In Western Australia most greenhood orchids are referred to as Snail Orchids, however there are currently 8 species known as Shell Orchids (like this species), apparently because their flowers are much larger. Pterostylis scabra apart from the flower size (over 2 cm or 1” in depth, excluding lateral sepals), has a long curved protruding labellum, plus their basal leaf rosette is quite separate from the flowering stem.

The flowers of Pterostylis scabra can be either green or bronze coloured and due to the latter is also known as the Bronze Shell Orchid, although all the plants seen above were green. There were less than 10 flowering orchids in the above small colony, but visible leaf rosettes would more than double than number. Those above are currently the only members of this species I have encountered, as they are not recorded for the Esperance region, in fact, these orchids represent a distribution extension of around 300 km (185 miles), which certainly made me wonder if I had the right species.

Distribution of Pterostylis scabra is inland from Kalbarri to Ravensthorpe a distance of over 1,000 km (620 miles), so a further 300 km extension to the east of Ravensthorpe is feasible, particularly as extensive pristine habitat exists between. (The above were discovered on the eastern portion of Namerlonia Rock, which is 15 km east of Mt. Buraminya and 28 km NW of Mt. Ragged). Another contributing factor is the Esperance region is one or more days drive from Perth, so is not commonly visited by the WA Herbarium, especially during winter when relatively few plants are flowering and limited access tracks are often boggy and treacherous.

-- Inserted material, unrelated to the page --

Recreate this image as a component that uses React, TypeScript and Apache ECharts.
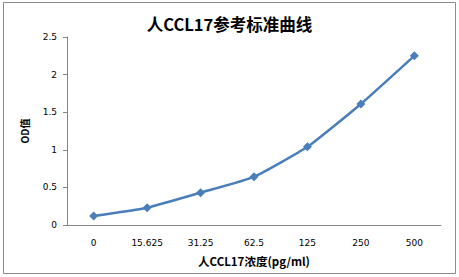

One of the photographs above is a habitat shot and the elongated exposed granite in the lower left is where the plants were growing. They were facing east and sheltering within 30 cm (12”) of the rock, plus their habitat acquired additional moisture from rainwater run-off and seepage. The plants were to 15 cm (6”) in height and in bloom during late July, possibly delayed as this year’s winter rainfall season has been running late. Flowering elsewhere is recorded from May to August.

Update July 2013
Two photos added of new colony of over 20 plants, approximately 100 metres from the first colony.  They were growing in a more open light seepage zone over granite.